The report also listed statistics regarding the age, equipment and airworthiness rating of the Boeing 737-8BK.
The report said that “the Chuuk Terminal Aerodrome Forecast that was in effect at 22:00 on 27 September was as follows:
Wind 100 degrees at 14 knots with gusts up to 25 knots. The visibility was 5 statute miles. Showers of rain to be expected with cloud scattered at 800 feet and overcast at 5000 feet.”
As the plane approached Chuuk it provided the following conditions the flight would experience. “Wind direction variable at 5 knots, visibility 14 statute miles, scattered cumulonimbus cloud at 1,200 feet, broken cloud at 12,000 feet, overcast at 28,000 feet, temperature 26 degrees C, dewpoint 25, altimeter setting for QNH2 2973.”

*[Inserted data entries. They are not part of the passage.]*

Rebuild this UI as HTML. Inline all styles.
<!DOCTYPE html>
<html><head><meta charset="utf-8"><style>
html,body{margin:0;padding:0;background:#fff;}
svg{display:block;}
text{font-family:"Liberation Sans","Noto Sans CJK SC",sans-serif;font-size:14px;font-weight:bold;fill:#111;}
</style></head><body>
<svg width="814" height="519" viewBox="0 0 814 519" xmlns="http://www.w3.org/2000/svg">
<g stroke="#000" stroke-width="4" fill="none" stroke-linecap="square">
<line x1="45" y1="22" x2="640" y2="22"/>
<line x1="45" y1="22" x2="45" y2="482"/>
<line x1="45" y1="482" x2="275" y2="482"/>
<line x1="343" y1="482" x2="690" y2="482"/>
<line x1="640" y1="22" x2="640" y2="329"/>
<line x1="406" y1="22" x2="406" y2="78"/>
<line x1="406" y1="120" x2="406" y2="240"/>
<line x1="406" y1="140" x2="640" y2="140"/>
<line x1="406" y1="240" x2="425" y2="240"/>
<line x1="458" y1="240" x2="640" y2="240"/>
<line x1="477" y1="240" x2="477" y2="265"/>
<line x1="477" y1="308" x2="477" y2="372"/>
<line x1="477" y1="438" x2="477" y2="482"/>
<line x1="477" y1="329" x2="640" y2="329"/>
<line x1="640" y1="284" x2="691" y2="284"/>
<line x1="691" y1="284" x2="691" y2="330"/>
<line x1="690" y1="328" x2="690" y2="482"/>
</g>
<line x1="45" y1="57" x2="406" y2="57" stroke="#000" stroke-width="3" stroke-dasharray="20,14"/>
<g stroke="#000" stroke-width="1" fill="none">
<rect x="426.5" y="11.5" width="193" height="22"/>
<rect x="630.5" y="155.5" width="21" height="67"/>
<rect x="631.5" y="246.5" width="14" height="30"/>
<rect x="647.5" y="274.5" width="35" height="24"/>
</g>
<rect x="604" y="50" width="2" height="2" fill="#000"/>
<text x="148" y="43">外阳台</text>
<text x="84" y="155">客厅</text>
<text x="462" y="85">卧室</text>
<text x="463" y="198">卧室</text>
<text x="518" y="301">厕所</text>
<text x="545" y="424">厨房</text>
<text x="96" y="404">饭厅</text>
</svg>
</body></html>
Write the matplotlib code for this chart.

The flight data recorder was on its rack within the aircraft and was recovered by local divers. The cockpit voice recorder was recovered from the seabed by US Navy divers about 440 feet back along the flight path, in the area ahead of the first point of water impact.
“The initial examination of video taken by the divers showed that the main landing gear separated from the aircraft during the water impact. The rear fuselage behind the wing had fractured during the impact sequence.
“The aircraft sank in 90 feet of water to the Chuuk Lagoon seabed.”
“The areas of organizational and management information which may have directly or indirectly influenced the operation of the aircraft is the subject of the ongoing investigation. The organizational and management investigation may include, but not be limited to, the aircraft operator; the air traffic services; aerodrome and weather service agencies.”
“The investigation is continuing and will include, but will not be limited to, further examination and analysis of aircraft, crew, recorded data, aircraft operator, management and organization data, weather and airport facilities.”
Section two of the report entitled “Analysis” is reserved for the final report that will be issued by 11 months from today.
Section three, entitled “Conclusions” with subheads, “Findings” and “Causes and Contributing Factors” are also reserved for the Final Report.
It is not the FSM’s role in the investigation to provide a definitive answer as to who, or what was the cause of the accident.
The report said that as a result of the accident “Chuuk and Pohnpei Airport categories have been changed from CAT B to CAT X (CAT X being more restrictive) operations by Air Niugini Limited.
“Other similar airports in the Air Niugini Boeing network are being reviewed and may be re-categorized accordingly.”
The report did not define what the differences are between those categories, only that the safety action proposed would be that the Category X training requirements for Flight Crew should be initiated.